Abstract

7561 Background: Two anti-CD19 chimeric antigen receptor T-cell therapies are approved for large B-cell lymphoma (DLBCL): axicabtagene ciloleucel (axi-cel) and tisagenlecleucel. Each costs $373,000 (wholesale acquisition). We evaluated each therapy’s cost-effectiveness. Methods: A decision analytic Markov model evaluated axi-cel and tisagenlecleucel in multiply relapsed/refractory adult DLBCL from a US health-payer perspective over a lifetime horizon. The model was informed by recent multi-center, single-arm clinical trials.
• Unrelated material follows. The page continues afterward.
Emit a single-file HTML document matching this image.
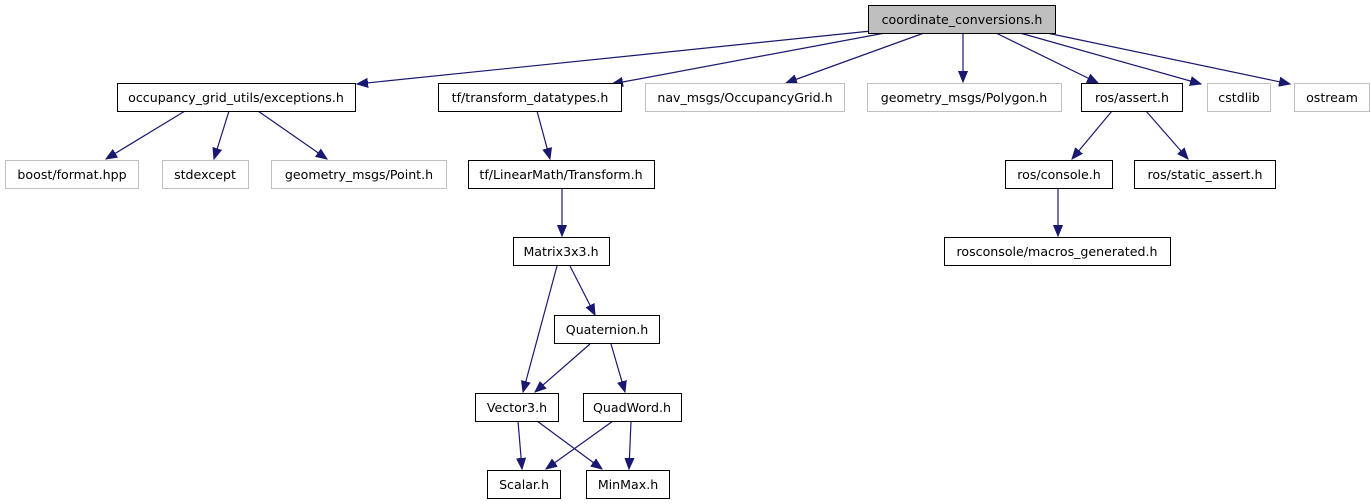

Under a range of plausible long-term effectiveness assumptions, axi-cel and tisagenlecleucel were each compared with salvage chemoimmunotherapy regimens and stem-cell transplantation. Main outcomes were un-discounted life-years, discounted lifetime costs, discounted quality-adjusted life-years (QALYs), and incremental cost-effectiveness ratio (3% discount rate). Sensitivity analyses explored uncertainty. Results: In an optimistic scenario, assuming 40% five-year progression-free survival (PFS), axi-cel increased life-expectancy by 8.15 years at $129,000/QALY (95% UI: $90,000-215,000/QALY) gained. At 30% five-year PFS, improvements in life-expectancy were more modest (6.4 years) and expensive ($159,000/QALY [$107,000-281,000/QALY] gained). In an optimistic scenario, assuming 35% five-year PFS, tisagenlecleucel increased life-expectancy by 4.6 years at $168,000/QALY ($104,000-453,000/QALY) gained. At 25% five-year PFS, improvements in life-expectancies were more modest (3.4 years) and expensive ($224,000/QALY [$124,000-1,190,000/QALY] gained). Administering CAR-T to all indicated patients would increase US healthcare costs by $10 billion over 5 years. Price reductions to $250,000 or payment only for initial CR or 90-day CR/PR (at current prices) would allow both therapies to cost < $150,000/QALY down to 25% PFS. Conclusions: At current prices, it is possible that each CAR-T therapy may meet a < $150,000/QALY threshold; this is dependent on long-term benefit compared with chemoimmunotherapy and SCT, which is uncertain. Widespread adoption would increase non-Hodgkin lymphoma healthcare costs substantially. Price reductions or payment for initial CR or 90-day CR/PR would favorably influence cost-effectiveness even if long-term outcomes are modest.